[Start of Source material]

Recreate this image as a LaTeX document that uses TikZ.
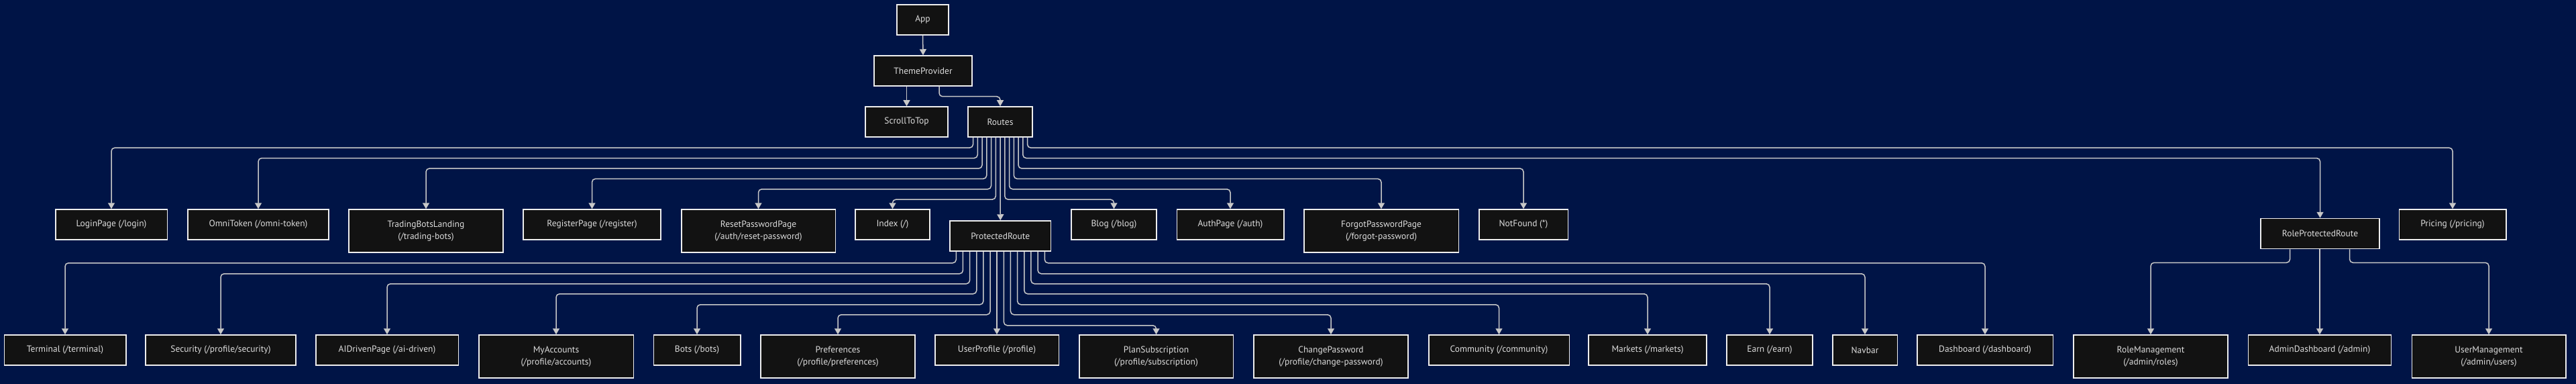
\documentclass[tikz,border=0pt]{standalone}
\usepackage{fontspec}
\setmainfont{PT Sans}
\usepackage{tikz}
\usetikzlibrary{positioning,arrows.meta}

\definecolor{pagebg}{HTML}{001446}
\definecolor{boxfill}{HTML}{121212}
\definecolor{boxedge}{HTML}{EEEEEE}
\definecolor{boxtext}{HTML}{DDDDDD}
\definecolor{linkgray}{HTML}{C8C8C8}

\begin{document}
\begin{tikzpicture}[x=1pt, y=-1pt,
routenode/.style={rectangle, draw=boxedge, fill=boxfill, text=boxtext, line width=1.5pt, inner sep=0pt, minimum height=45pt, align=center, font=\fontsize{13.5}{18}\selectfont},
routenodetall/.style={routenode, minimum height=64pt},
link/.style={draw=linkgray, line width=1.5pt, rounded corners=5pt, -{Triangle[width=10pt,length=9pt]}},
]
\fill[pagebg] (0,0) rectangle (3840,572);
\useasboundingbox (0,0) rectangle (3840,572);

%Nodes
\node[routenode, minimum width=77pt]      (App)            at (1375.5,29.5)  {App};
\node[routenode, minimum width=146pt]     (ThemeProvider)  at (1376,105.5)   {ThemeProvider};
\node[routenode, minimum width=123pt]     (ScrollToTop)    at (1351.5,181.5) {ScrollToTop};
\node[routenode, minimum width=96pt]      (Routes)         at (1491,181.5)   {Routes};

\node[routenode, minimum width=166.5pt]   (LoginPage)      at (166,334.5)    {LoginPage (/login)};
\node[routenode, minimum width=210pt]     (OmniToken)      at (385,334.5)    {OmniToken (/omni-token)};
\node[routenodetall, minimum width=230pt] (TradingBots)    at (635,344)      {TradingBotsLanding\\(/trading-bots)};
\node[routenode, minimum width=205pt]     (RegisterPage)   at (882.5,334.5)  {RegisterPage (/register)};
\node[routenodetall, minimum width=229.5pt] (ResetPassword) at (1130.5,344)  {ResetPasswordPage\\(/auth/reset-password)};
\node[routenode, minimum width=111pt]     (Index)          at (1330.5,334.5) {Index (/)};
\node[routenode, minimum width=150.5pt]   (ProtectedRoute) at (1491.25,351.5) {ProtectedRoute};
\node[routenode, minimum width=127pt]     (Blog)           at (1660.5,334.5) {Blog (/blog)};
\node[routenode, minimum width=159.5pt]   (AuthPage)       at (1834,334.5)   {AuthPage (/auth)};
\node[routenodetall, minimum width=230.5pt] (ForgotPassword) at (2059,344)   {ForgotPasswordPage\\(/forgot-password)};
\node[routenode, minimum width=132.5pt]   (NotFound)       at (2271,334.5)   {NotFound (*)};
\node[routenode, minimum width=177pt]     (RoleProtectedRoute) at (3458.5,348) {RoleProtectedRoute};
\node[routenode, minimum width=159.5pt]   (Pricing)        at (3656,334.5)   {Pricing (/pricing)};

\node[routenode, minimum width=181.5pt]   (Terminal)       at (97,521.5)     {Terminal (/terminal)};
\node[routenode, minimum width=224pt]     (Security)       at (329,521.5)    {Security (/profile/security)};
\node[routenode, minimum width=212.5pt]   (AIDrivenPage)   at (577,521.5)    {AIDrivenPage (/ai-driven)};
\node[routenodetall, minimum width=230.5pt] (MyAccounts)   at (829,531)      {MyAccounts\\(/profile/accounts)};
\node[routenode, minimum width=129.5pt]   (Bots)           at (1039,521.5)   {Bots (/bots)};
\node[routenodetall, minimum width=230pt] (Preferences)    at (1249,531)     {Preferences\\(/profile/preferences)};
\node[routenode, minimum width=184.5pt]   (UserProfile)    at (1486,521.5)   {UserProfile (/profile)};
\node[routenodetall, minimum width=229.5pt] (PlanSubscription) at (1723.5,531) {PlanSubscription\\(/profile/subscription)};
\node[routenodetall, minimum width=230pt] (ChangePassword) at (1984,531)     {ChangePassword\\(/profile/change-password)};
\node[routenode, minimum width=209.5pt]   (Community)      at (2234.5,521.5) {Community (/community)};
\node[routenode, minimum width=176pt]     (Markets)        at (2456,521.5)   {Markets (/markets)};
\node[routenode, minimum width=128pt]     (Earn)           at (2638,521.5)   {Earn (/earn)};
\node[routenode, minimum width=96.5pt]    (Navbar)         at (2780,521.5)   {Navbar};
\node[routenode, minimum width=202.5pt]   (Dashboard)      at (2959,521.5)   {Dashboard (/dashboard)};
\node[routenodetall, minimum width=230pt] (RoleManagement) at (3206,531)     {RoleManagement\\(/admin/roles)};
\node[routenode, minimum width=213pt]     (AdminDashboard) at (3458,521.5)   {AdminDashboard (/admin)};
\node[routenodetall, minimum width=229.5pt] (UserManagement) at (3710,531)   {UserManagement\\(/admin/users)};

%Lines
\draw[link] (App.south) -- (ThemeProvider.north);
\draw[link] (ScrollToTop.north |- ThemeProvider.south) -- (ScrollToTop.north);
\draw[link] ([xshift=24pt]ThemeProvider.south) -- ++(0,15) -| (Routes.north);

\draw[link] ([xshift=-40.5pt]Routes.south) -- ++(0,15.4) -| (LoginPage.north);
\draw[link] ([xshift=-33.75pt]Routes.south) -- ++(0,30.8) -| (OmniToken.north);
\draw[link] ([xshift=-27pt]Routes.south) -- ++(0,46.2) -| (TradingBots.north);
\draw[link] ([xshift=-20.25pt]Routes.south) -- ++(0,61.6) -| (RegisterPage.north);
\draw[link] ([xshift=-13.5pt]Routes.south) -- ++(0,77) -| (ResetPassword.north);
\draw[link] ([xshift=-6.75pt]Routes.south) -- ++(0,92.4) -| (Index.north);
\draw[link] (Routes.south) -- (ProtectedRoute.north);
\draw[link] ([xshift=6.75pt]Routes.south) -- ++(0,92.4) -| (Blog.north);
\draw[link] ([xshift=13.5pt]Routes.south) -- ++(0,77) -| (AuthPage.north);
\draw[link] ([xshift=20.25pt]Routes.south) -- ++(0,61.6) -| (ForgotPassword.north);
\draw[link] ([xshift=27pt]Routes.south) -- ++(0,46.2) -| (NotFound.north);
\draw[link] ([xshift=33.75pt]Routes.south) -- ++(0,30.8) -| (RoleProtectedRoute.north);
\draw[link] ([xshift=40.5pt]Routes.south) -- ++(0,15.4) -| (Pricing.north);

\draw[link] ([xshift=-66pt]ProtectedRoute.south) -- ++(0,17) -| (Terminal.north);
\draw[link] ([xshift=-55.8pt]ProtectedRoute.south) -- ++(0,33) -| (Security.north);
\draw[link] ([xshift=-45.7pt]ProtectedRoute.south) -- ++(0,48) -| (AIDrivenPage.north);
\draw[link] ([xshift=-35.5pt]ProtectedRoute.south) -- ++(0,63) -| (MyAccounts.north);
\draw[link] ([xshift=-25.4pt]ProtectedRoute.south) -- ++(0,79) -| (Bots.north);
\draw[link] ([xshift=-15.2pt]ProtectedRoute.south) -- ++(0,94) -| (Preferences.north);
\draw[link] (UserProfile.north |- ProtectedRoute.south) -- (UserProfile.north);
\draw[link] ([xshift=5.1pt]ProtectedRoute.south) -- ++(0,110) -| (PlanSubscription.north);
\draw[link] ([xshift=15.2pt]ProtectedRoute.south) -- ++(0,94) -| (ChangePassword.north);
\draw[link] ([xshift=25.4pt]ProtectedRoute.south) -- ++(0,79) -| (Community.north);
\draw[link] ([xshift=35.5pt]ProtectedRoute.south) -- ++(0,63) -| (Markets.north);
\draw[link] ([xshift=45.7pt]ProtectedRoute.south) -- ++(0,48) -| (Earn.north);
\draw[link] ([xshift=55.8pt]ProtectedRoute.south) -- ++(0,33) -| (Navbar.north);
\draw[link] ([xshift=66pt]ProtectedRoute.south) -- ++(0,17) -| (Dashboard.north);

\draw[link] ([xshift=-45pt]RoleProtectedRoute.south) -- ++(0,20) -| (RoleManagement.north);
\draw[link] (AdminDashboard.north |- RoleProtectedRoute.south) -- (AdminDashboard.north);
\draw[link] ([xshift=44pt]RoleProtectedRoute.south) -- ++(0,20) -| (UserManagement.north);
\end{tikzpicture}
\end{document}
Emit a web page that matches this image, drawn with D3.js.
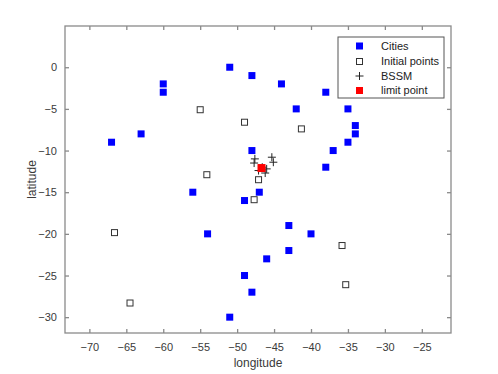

[End of Source material]

* Task to complete: Look through the data above. Each line containing the word "image" needs to be copied.

* Output of the exercise:
Recreate this image as a LaTeX document that uses TikZ.
Emit a web page that matches this image, drawn with D3.js.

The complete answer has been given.